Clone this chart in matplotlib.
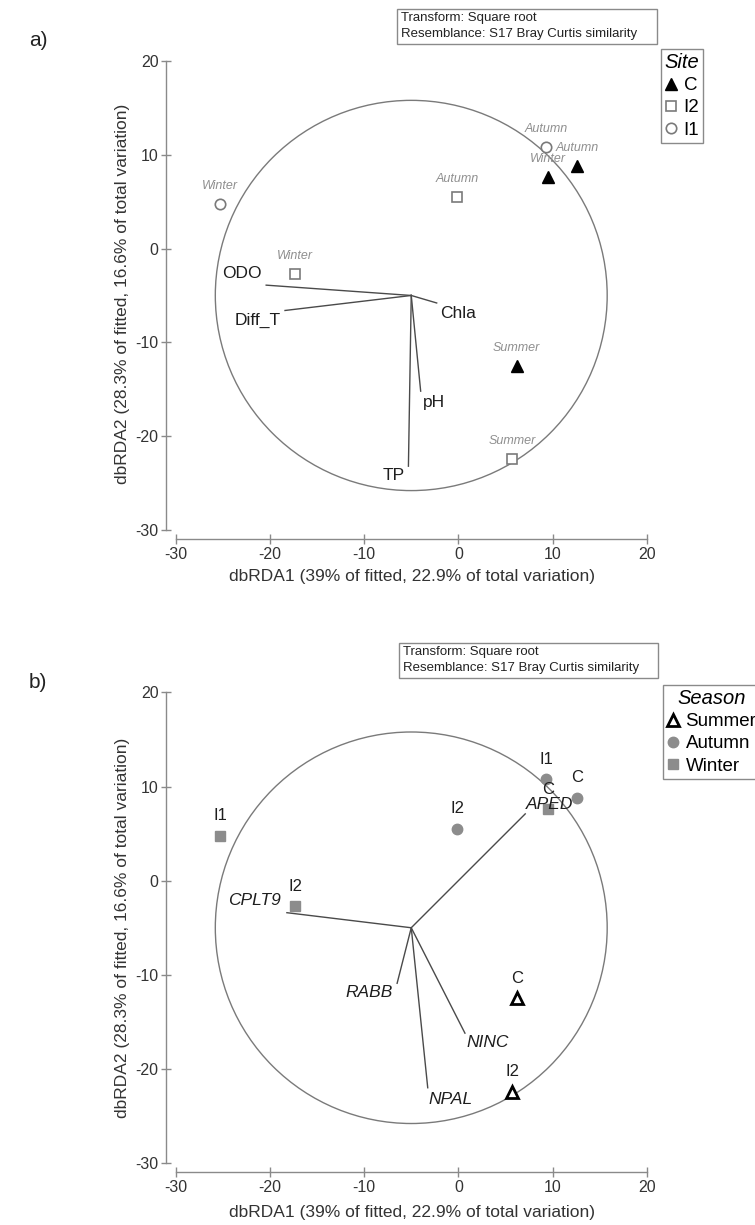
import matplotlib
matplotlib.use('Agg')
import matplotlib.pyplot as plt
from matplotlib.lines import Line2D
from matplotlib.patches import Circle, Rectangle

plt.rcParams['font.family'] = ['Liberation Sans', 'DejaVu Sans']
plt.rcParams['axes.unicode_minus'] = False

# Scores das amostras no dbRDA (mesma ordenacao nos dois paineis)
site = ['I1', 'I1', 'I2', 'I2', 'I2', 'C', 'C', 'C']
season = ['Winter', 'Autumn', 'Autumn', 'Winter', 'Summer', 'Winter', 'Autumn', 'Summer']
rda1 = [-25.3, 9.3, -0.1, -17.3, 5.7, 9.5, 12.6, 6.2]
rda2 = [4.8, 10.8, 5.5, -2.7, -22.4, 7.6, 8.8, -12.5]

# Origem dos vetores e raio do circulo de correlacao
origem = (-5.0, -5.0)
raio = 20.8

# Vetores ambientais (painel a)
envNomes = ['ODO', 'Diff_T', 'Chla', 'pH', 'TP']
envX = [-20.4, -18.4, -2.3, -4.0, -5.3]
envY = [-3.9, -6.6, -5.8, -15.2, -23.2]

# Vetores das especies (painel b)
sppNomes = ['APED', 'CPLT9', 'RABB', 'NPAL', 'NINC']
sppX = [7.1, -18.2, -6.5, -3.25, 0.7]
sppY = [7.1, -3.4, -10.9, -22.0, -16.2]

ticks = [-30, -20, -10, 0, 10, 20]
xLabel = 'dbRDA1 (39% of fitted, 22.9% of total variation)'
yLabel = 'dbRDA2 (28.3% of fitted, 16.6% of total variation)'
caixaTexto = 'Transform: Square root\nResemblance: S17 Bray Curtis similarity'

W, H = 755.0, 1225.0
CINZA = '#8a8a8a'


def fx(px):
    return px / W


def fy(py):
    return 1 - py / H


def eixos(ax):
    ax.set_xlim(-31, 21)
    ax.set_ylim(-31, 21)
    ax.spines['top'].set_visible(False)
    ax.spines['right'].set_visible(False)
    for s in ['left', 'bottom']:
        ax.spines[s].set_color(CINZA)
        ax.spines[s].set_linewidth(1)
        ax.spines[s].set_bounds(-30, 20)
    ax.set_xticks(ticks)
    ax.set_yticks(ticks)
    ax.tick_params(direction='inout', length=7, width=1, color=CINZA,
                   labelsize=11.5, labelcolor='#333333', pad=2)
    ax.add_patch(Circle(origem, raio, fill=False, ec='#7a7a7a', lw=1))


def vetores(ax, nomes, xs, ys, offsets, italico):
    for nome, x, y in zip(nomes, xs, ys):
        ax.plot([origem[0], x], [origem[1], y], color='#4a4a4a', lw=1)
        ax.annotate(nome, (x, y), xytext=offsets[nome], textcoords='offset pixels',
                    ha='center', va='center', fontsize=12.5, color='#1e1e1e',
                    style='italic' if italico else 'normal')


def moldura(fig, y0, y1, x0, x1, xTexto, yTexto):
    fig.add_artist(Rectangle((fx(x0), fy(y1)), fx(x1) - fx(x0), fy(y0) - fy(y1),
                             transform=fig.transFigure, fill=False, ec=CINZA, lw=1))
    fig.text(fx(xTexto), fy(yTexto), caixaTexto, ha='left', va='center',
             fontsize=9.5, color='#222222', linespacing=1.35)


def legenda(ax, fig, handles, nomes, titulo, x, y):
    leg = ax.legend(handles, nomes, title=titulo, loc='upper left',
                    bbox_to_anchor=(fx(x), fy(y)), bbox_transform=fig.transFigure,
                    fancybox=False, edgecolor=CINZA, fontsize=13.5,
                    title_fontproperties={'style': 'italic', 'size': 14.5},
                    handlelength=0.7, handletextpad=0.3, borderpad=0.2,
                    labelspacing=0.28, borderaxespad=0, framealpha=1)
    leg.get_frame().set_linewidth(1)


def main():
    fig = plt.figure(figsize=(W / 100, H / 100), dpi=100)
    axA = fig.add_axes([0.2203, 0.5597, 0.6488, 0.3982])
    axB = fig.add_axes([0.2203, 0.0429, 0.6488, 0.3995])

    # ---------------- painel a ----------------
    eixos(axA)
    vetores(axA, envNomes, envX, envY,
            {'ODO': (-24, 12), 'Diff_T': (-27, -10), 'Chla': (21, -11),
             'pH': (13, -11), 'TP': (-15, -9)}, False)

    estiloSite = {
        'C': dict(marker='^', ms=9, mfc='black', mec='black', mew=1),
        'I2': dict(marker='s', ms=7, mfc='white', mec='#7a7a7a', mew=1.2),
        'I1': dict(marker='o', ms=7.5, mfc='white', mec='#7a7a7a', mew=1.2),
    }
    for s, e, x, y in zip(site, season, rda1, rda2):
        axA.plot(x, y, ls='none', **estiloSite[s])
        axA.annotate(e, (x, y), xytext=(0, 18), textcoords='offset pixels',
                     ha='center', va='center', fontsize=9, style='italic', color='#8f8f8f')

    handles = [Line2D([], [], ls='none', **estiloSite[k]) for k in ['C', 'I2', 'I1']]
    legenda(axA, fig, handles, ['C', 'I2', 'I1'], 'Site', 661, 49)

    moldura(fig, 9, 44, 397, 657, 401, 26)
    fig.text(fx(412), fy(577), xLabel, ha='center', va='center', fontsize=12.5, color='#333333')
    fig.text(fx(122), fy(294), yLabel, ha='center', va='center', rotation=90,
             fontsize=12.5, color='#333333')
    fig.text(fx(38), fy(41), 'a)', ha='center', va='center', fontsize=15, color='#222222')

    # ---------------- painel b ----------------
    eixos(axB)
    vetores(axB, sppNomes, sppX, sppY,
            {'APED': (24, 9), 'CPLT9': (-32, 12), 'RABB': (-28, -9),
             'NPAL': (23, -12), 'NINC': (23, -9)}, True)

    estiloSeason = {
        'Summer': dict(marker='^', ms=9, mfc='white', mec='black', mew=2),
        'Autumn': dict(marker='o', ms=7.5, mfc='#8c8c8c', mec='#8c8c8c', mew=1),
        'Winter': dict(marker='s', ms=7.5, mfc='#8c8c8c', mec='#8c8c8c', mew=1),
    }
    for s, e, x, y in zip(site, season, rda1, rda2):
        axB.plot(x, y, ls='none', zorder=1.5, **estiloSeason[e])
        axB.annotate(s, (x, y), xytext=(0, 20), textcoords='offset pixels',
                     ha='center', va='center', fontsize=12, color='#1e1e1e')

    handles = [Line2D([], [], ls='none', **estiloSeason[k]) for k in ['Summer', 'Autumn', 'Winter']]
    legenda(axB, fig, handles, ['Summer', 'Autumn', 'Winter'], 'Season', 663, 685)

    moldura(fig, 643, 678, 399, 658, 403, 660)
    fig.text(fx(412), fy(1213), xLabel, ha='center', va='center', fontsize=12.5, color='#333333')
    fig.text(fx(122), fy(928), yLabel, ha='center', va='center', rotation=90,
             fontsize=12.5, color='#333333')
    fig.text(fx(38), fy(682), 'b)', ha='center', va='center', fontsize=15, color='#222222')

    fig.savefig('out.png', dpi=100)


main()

· · · ·

▶ Work to complete:
Leave out the pictures and restate, word for word, the lines from the top of the data through the line containing "sppY = [7.1, -3.4, -10.9, -22.0, -16.2]", both included.

▶ Solution for this exercise:
Clone this chart in matplotlib.
import matplotlib
matplotlib.use('Agg')
import matplotlib.pyplot as plt
from matplotlib.lines import Line2D
from matplotlib.patches import Circle, Rectangle

plt.rcParams['font.family'] = ['Liberation Sans', 'DejaVu Sans']
plt.rcParams['axes.unicode_minus'] = False

# Scores das amostras no dbRDA (mesma ordenacao nos dois paineis)
site = ['I1', 'I1', 'I2', 'I2', 'I2', 'C', 'C', 'C']
season = ['Winter', 'Autumn', 'Autumn', 'Winter', 'Summer', 'Winter', 'Autumn', 'Summer']
rda1 = [-25.3, 9.3, -0.1, -17.3, 5.7, 9.5, 12.6, 6.2]
rda2 = [4.8, 10.8, 5.5, -2.7, -22.4, 7.6, 8.8, -12.5]

# Origem dos vetores e raio do circulo de correlacao
origem = (-5.0, -5.0)
raio = 20.8

# Vetores ambientais (painel a)
envNomes = ['ODO', 'Diff_T', 'Chla', 'pH', 'TP']
envX = [-20.4, -18.4, -2.3, -4.0, -5.3]
envY = [-3.9, -6.6, -5.8, -15.2, -23.2]

# Vetores das especies (painel b)
sppNomes = ['APED', 'CPLT9', 'RABB', 'NPAL', 'NINC']
sppX = [7.1, -18.2, -6.5, -3.25, 0.7]
sppY = [7.1, -3.4, -10.9, -22.0, -16.2]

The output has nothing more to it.